Call for improvements to the complaint procedure gains momentum
“Several faculties have pointed out that there are issues surrounding the complaint procedure,” says Veronique Stokkers of the Faculty Council of Social Sciences. “The threshold is high for complainants. They are often told to ‘think carefully about the consequences of coming up with a complaint.’ In addition, we wonder how independent the university complaints committee is and to what extent the Board can ignore their advice.”
Reason enough for a group consisting of eight students and three former students to set up their own action group. They were also inspired by the 2019 report by the National Network of Women Professors, which revealed that harassment and intimidation are commonplace in academia.
The action group has come up with a survey to verify whether more people are bothered by the complaint procedure. Students and employees can share their experiences anonymously by answering questions such as: how seriously were your complaints taken? Do you feel safe to talk about your complaint? Have you ever felt silenced? What were the consequences of your complaint to the person charged?

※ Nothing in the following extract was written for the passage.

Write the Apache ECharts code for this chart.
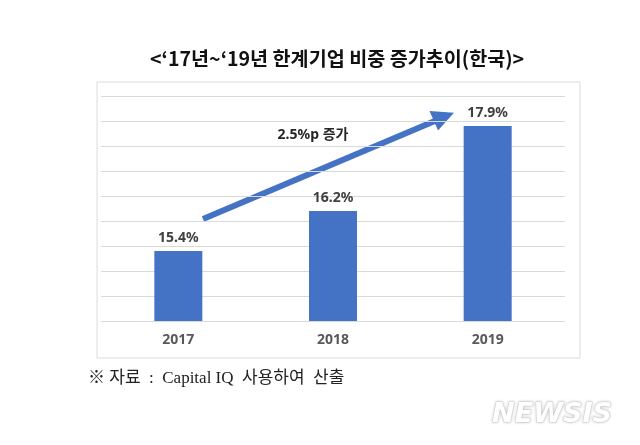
<!DOCTYPE html>
<html>
<head>
<meta charset="utf-8">
<script src="https://cdn.jsdelivr.net/npm/echarts@6/dist/echarts.min.js"></script>
<style>
  html, body { margin: 0; padding: 0; background: #fff; }
  #chart { width: 640px; height: 445px; }
</style>
</head>
<body>
<div id="chart"></div>
<script>
// 연도 (x축 범주)
const years = ['2017', '2018', '2019']
// 한계기업 비중 (%)
const shares = [15.4, 16.2, 17.9]
// y축 눈금 범위
const yMin = 14
const yMax = 18.5
const yStep = 0.5

const chart = echarts.init(document.getElementById('chart'))

const option = {
  backgroundColor: '#fff',
  animation: false,
  title: {
    text: '<‘17년~‘19년 한계기업 비중 증가추이(한국)>',
    left: 145,
    top: 44,
    textStyle: {
      fontFamily: 'Noto Sans CJK KR',
      fontWeight: 'bold',
      fontSize: 19.6,
      color: '#111'
    }
  },
  grid: {
    left: 101,
    right: 75,
    top: 96,
    bottom: 124
  },
  xAxis: {
    type: 'category',
    data: years,
    axisLine: { show: false },
    axisTick: { show: false },
    axisLabel: {
      margin: 12,
      fontFamily: 'Noto Sans',
      fontWeight: 'bold',
      fontSize: 14,
      color: '#595959'
    }
  },
  yAxis: {
    type: 'value',
    min: yMin,
    max: yMax,
    interval: yStep,
    axisLabel: { show: false },
    axisLine: { show: false },
    axisTick: { show: false },
    splitLine: { lineStyle: { color: '#d9d9d9', width: 1 } }
  },
  series: [
    {
      type: 'bar',
      data: shares,
      barWidth: 48,
      itemStyle: { color: '#4472C4' },
      label: {
        show: true,
        position: 'top',
        distance: 6,
        formatter: p => p.value.toFixed(1) + '%',
        fontFamily: 'Noto Sans',
        fontWeight: 'bold',
        fontSize: 14,
        color: '#404040'
      }
    }
  ],
  graphic: [
    // 차트 테두리
    {
      type: 'rect',
      shape: { x: 97, y: 82, width: 483, height: 276 },
      style: { fill: 'none', stroke: '#dcdcdc', lineWidth: 1 },
      z: -1
    },
    // 증가 화살표
    {
      type: 'line',
      shape: { x1: 203, y1: 219, x2: 436, y2: 120.5 },
      style: { stroke: '#4472C4', lineWidth: 6 }
    },
    {
      type: 'polygon',
      shape: { points: [[454, 112.7], [438, 130.5], [429.5, 111]] },
      style: { fill: '#4472C4' }
    },
    {
      type: 'text',
      x: 313,
      y: 135,
      style: {
        text: '2.5%p 증가',
        align: 'center',
        verticalAlign: 'middle',
        font: 'bold 14px "Noto Sans", "Noto Sans CJK KR"',
        fill: '#262626'
      }
    },
    // 출처
    {
      type: 'text',
      x: 88,
      y: 379,
      style: {
        text: '※ 자료  :  Capital IQ  사용하여  산출',
        verticalAlign: 'middle',
        font: '17px "Liberation Serif", "Noto Sans CJK KR"',
        fill: '#222'
      }
    },
    // 워터마크
    {
      type: 'text',
      x: 552,
      y: 415,
      style: {
        text: 'NEWSIS',
        align: 'center',
        verticalAlign: 'middle',
        font: 'italic bold 27px "DejaVu Sans"',
        fill: '#ffffff',
        stroke: '#e2e2e2',
        lineWidth: 1,
        textShadowColor: 'rgba(0,0,0,0.2)',
        textShadowBlur: 3
      }
    }
  ]
}

chart.setOption(option)
</script>
</body>
</html>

University Council members Tom Buster and Loes van der Woerdt are also involved in this research. They submitted questions about the matter to the Board on December 8. “Why isn’t it clear in the procedure what the role of the complaints committee is, exactly? The Board takes the final decision, based on advice from Legal Affairs, but that is not mentioned anywhere,” said Buster during the University Council meeting.
Professor forced to resign
One of the cases in which the complaint procedure is being heavily criticised concerns the forced departure of a Humanities professor who served as director of the Ethics Institute. DUB published an extensive analysis of the case today.
Two people filed complaints against the professor and both of them told DUB that they would advise students and employees against doing the same unless radical changes are made to the complaint procedure. “I hoped that speaking up would lead to a safer work and study environment for women,” said one of the complainants. "Now I know that was in vain."
The professor against whom the complaints were made isn’t happy with the procedure either. “I wouldn’t have minded if the university had punished me based on a fair, clear procedure. But given what I was asked to do, and how they’ve handled witnesses’ statements, I can only be surprised about the advice issued by the complaints committee.”
Commission to scrutinize procedure
The Executive Board has already taken initiative to examine the complaint procedure, partly in response to the case DUB wrote about today. A committee comprised of Law professor Eddy Bauw and consultancy firm Bing is expected to present recommendations for changes in January. UU President Anton Pijpers said in the DUB article that he is afraid that all the criticism against the complaint procedure will deter employees from submitting complaints themselves. "That would be the worst outcome."
Rector Henk Kummeling also hopes that the committee will come up with good proposals about the composition of a complaints committee, the procedure that is now being followed, and how the board handles the complaints. He pointed out, however, that it is legally determined that the Executive Board should be responsible for the final decision, which can deviate from the committee's advice. As usual, Legal Affairs is consulted for this. “We are not going to redo the advice. We’re actually looking at whether the procedure went well and whether valid arguments were mentioned.”
In the last meeting of the University Council, the students who are involved in the action group were promised a talk with the complaints committee so that they can voice their objections.